1. I can't make out from the pic, is that label 38 or 38C ?

2. Here it says R38 is 12" thick, R38 C is 10-1/4". 2x8 = 7-1/4+ 3-1/2 = 10-3/4" minus 1" air space is 9-3/4", correct?

http://www.fibertekinsulation.com/products/big_batt_kraft.pdf

3. The insulation should be stapled so the bottom edge of flange is flush with bottom of rafter. It's already tight by 1/2", so anything less is not good (less air space).

Look over the ceiling for all insulation flanges flush.

4. The vapor retarder is already installed (kraft paper).

5. 1-1/2" holes 1-1/2" down, 4" apart times 3 is fine. Even if you notched higher, it would reduce the rafter down one size to a 2x6, which still spans 11'9" (no snow load) x 24" o.c. or 14'1" x 16"o.c. (no snow load)DF#2. (I would stay away from the roofing nails in the very top of rafter).

6. What R- rating on insulation?

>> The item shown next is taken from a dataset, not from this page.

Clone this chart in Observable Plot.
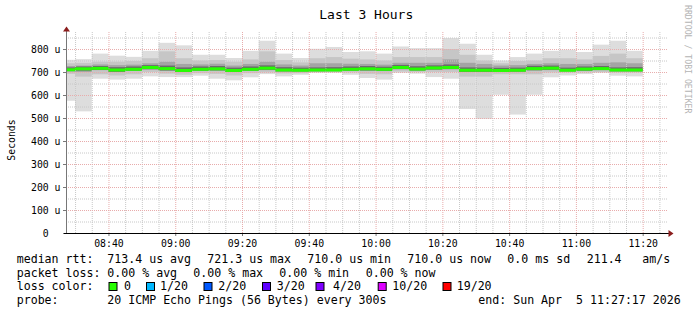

Be safe, G

hammerash
05-13-09, 09:24 PM
R38 not R38C. I guess it should have been R38C. what is difference and how can it be thinner yet still have same R rating? so I am really tight --2 1/4" less than the 12" batt using 1" as air space. so if I am going to drill 1 1/2" holes 1 1/2" from top, with the intention of having open communication between bays, my air space is then 3" ( 1.5 + 1.5 to bottom of holes) meaning I would be 4 1/4" short of the 12" batt. doesn't seem too good. And I don't have anything to keep insulation that far from roof deck since the baffles are only a little over an inch thick. Am I better of just not doing anything? or can anyone think of something.

GBR in WA
05-14-09, 12:18 PM
Contact the installer, ask him how this can work being the wrong application. Contact the manufacturer, ask him if the web site is current and tell him your joist depth.

You're losing 17% of the insulation value already, not counting the poor application where it is pushed up the joist space (compressed).